YOUR GOAL:
Pull out every line below that contains the word "React".

---------- MATERIAL PROVIDED

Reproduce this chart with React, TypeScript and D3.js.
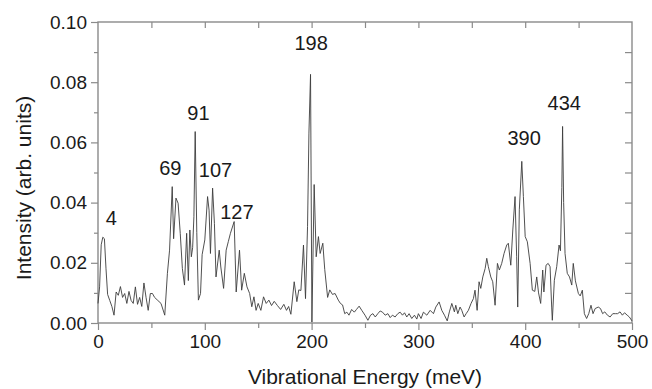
import React, { useRef, useEffect } from 'react';
import * as d3 from 'd3';

// spectrum: energy (meV) and intensity (arb. units)
const energy = [
  0, 1.5, 3, 4.5, 6, 7.5, 9, 11, 13, 15, 17, 19, 21, 23, 25, 27, 29, 31, 33, 35,
  37, 39, 41, 43, 45, 47, 49, 51, 53, 56, 59, 62.5, 65, 67, 69.5, 70.8, 73, 75, 77, 79,
  81, 83, 84.6, 86, 87.4, 88.6, 89.8, 91, 92.5, 94, 96, 97.5, 100, 102.6, 104, 105.3, 107.3, 109, 110.5, 113.5,
  115, 117.6, 120, 122, 124, 127.5, 129.4, 132.5, 134.5, 137, 139.5, 142, 144, 146, 148, 150, 152.5, 155, 157.5, 160,
  162.5, 165, 168, 171, 174, 176.5, 178.5, 180.6, 183.7, 186.2, 188, 190, 192.4, 194.3, 196.2, 197.5, 199, 200.3, 202.4, 204.3,
  206.4, 208, 210.5, 212.3, 215, 217, 219.5, 222, 225, 227, 229, 231, 233, 235, 237.5, 240, 242, 244.5, 247, 250,
  252.7, 255.2, 257.4, 259.6, 262, 264.2, 266.4, 268.9, 271.4, 273.6, 275.7, 278.2, 280.7, 282.9, 285.1, 287, 289.1, 291.3, 293.8, 296.3,
  298.5, 300, 302.5, 304.7, 307.9, 311, 314.1, 316.3, 319.4, 321.9, 324.4, 327, 329, 331.3, 333.7, 335, 336.9, 339, 340.6, 342.8,
  344.7, 346.8, 349.3, 351.5, 353, 355, 356.8, 358.4, 360.3, 362.5, 364, 365.5, 367.8, 369.6, 371.8, 374, 375.8, 378, 380.2, 382.7,
  384.2, 386.5, 388.4, 390.5, 392, 393, 394.5, 396.8, 398.3, 400, 402, 404.6, 406.7, 409, 410.8, 412.5, 414.5, 416.4, 417.5, 419.5,
  421.5, 423.3, 424.8, 425.4, 427.3, 429.5, 431.7, 433, 434.3, 435, 436, 437.3, 439.4, 441.5, 443.6, 445, 447, 449.8, 451.5, 453.5,
  455.4, 457.5, 459.5, 461.6, 463.5, 465.5, 468.4, 470.5, 472.5, 474.5, 477, 479.5, 482, 484.5, 486.5, 488.8, 491, 493, 495.5, 497.5,
  500,
];

const intensity = [
  0.0065, 0.012, 0.026, 0.0285, 0.028, 0.018, 0.0095, 0.0075, 0.0055, 0.0026, 0.0103, 0.0092, 0.0121, 0.0085, 0.0098, 0.0065, 0.0105, 0.0075, 0.0065, 0.012,
  0.0062, 0.0085, 0.0055, 0.0133, 0.0085, 0.0042, 0.0098, 0.0098, 0.0085, 0.0075, 0.0065, 0.0026, 0.0165, 0.0242, 0.0453, 0.028, 0.0415, 0.0398, 0.0298, 0.0181,
  0.0126, 0.0298, 0.0141, 0.0309, 0.022, 0.025, 0.0353, 0.0636, 0.03, 0.0076, 0.0098, 0.0227, 0.0276, 0.042, 0.0375, 0.0231, 0.0448, 0.0331, 0.0153, 0.0242,
  0.0186, 0.0115, 0.0242, 0.027, 0.0298, 0.0337, 0.0103, 0.0242, 0.0109, 0.0165, 0.012, 0.0098, 0.0054, 0.0087, 0.0042, 0.0065, 0.0042, 0.0087, 0.0065, 0.0076,
  0.0058, 0.0072, 0.0058, 0.0045, 0.0062, 0.0042, 0.0055, 0.0029, 0.0137, 0.0071, 0.011, 0.0108, 0.0259, 0.0081, 0.032, 0.0631, 0.0826, 0.0003, 0.046, 0.022,
  0.0287, 0.0231, 0.0265, 0.0178, 0.0085, 0.011, 0.0095, 0.0098, 0.0076, 0.0065, 0.006, 0.0031, 0.0036, 0.0026, 0.0045, 0.0036, 0.0045, 0.0056, 0.0042, 0.0026,
  0.0009, 0.0026, 0.0031, 0.002, 0.0031, 0.004, 0.0036, 0.0026, 0.0031, 0.0018, 0.0026, 0.002, 0.0031, 0.0036, 0.0026, 0.0034, 0.002, 0.0031, 0.0015, 0.0026,
  0.0013, 0.0031, 0.0015, 0.0036, 0.0026, 0.0042, 0.0031, 0.0053, 0.007, 0.0042, 0.0026, 0.0007, 0.0037, 0.0065, 0.0037, 0.0059, 0.0031, 0.0053, 0.0042, 0.002,
  0.0031, 0.0042, 0.0065, 0.0081, 0.0109, 0.0042, 0.0137, 0.0115, 0.0153, 0.0181, 0.0215, 0.0187, 0.0153, 0.0137, 0.0059, 0.0198, 0.0176, 0.0198, 0.0231, 0.0259,
  0.0265, 0.0192, 0.0309, 0.042, 0.022, 0.0053, 0.0376, 0.0537, 0.042, 0.0287, 0.027, 0.0198, 0.0109, 0.0105, 0.0153, 0.01, 0.0065, 0.0176, 0.0103, 0.0192,
  0.0198, 0.0187, 0.0053, 0.0009, 0.0142, 0.0187, 0.0259, 0.024, 0.045, 0.0653, 0.04, 0.0231, 0.0165, 0.0153, 0.0126, 0.0198, 0.014, 0.0098, 0.009, 0.0109,
  0.0031, 0.0015, 0.0031, 0.0059, 0.0031, 0.0048, 0.0053, 0.0048, 0.0031, 0.0037, 0.0026, 0.002, 0.0031, 0.0031, 0.0031, 0.0037, 0.0026, 0.0034, 0.0026, 0.002,
  0.0007,
];

// peak annotations (label anchor in data units)
const peakLabels = ['4', '69', '91', '107', '127', '198', '390', '434'];
const labelE = [12.5, 67.7, 94, 110, 130, 199.6, 399, 436.6];
const labelI = [0.0349, 0.0515, 0.0698, 0.0509, 0.037, 0.0932, 0.0615, 0.0731];

const xTicks = [0, 100, 200, 300, 400, 500];
const yTicks = [0, 0.02, 0.04, 0.06, 0.08, 0.1];

const App: React.FC = () => {
  const svgRef = useRef<SVGSVGElement | null>(null);

  useEffect(() => {
    const width = 652;
    const height = 389;
    const margin = { top: 22, right: 20, bottom: 66, left: 98 };
    const font = '"Liberation Sans", Arial, Helvetica, sans-serif';
    const axisColor = '#8a8a8a';
    const ink = '#1a1a1a';

    const svg = d3.select(svgRef.current)
      .attr('width', width)
      .attr('height', height)
      .style('background', '#fff');
    svg.selectAll('*').remove();

    const x = d3.scaleLinear().domain([0, 500]).range([margin.left, width - margin.right]);
    const y = d3.scaleLinear().domain([0, 0.1]).range([height - margin.bottom, margin.top]);

    const style = (g: d3.Selection<SVGGElement, unknown, null, undefined>) => {
      g.select('.domain').remove();
      g.selectAll('line').attr('stroke', axisColor).attr('stroke-width', 1.2);
      g.selectAll('text')
        .attr('fill', ink)
        .style('font-family', font)
        .style('font-size', '19px');
    };

    // frame
    svg.append('rect')
      .attr('x', x(0))
      .attr('y', y(0.1))
      .attr('width', x(500) - x(0))
      .attr('height', y(0) - y(0.1))
      .attr('fill', 'none')
      .attr('stroke', axisColor)
      .attr('stroke-width', 1.4);

    // bottom
    svg.append('g')
      .attr('transform', `translate(0,${y(0)})`)
      .call(d3.axisBottom(x).tickValues(d3.range(50, 500, 100)).tickSize(5).tickFormat(() => ''))
      .call(style);
    svg.append('g')
      .attr('transform', `translate(0,${y(0)})`)
      .call(d3.axisBottom(x).tickValues(xTicks).tickSize(7).tickPadding(5).tickFormat(d3.format('d')))
      .call(style);

    // top
    svg.append('g')
      .attr('transform', `translate(0,${y(0.1)})`)
      .call(d3.axisBottom(x).tickValues(d3.range(50, 500, 50)).tickSize(6).tickFormat(() => ''))
      .call(style);

    // left
    svg.append('g')
      .attr('transform', `translate(${x(0)},0)`)
      .call(d3.axisLeft(y).tickValues([0.01, 0.03, 0.05, 0.07, 0.09]).tickSize(4).tickFormat(() => ''))
      .call(style);
    svg.append('g')
      .attr('transform', `translate(${x(0)},0)`)
      .call(d3.axisLeft(y).tickValues(yTicks).tickSize(7).tickPadding(4).tickFormat(d3.format('.2f')))
      .call(style);

    // right (ticks point inward)
    svg.append('g')
      .attr('transform', `translate(${x(500)},0)`)
      .call(d3.axisLeft(y).tickValues(d3.range(0.01, 0.1, 0.01)).tickSize(7).tickFormat(() => ''))
      .call(style);

    const line = d3.line<number>()
      .x((d, i) => x(energy[i]))
      .y(d => y(d));

    svg.append('path')
      .datum(intensity)
      .attr('fill', 'none')
      .attr('stroke', '#3c3c3c')
      .attr('stroke-width', 0.9)
      .attr('stroke-linejoin', 'round')
      .attr('d', line);

    svg.selectAll('.peak')
      .data(peakLabels)
      .enter()
      .append('text')
      .attr('class', 'peak')
      .attr('x', (d, i) => x(labelE[i]))
      .attr('y', (d, i) => y(labelI[i]))
      .attr('dy', '0.36em')
      .attr('text-anchor', 'middle')
      .attr('fill', ink)
      .style('font-family', font)
      .style('font-size', '20px')
      .text(d => d);

    svg.append('text')
      .attr('x', (x(0) + x(500)) / 2)
      .attr('y', 384)
      .attr('text-anchor', 'middle')
      .attr('fill', ink)
      .style('font-family', font)
      .style('font-size', '21px')
      .text('Vibrational Energy (meV)');

    svg.append('text')
      .attr('transform', 'translate(31,188) rotate(-90)')
      .attr('text-anchor', 'middle')
      .attr('fill', ink)
      .style('font-family', font)
      .style('font-size', '21px')
      .text('Intensity (arb. units)');
  }, []);

  return <svg ref={svgRef} style={{ position: 'absolute', left: 0, top: 0, display: 'block' }}></svg>;
};

export default App;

--------------------

ANSWER TO THE EXERCISE:
Reproduce this chart with React, TypeScript and D3.js.
import React, { useRef, useEffect } from 'react';
const App: React.FC = () => {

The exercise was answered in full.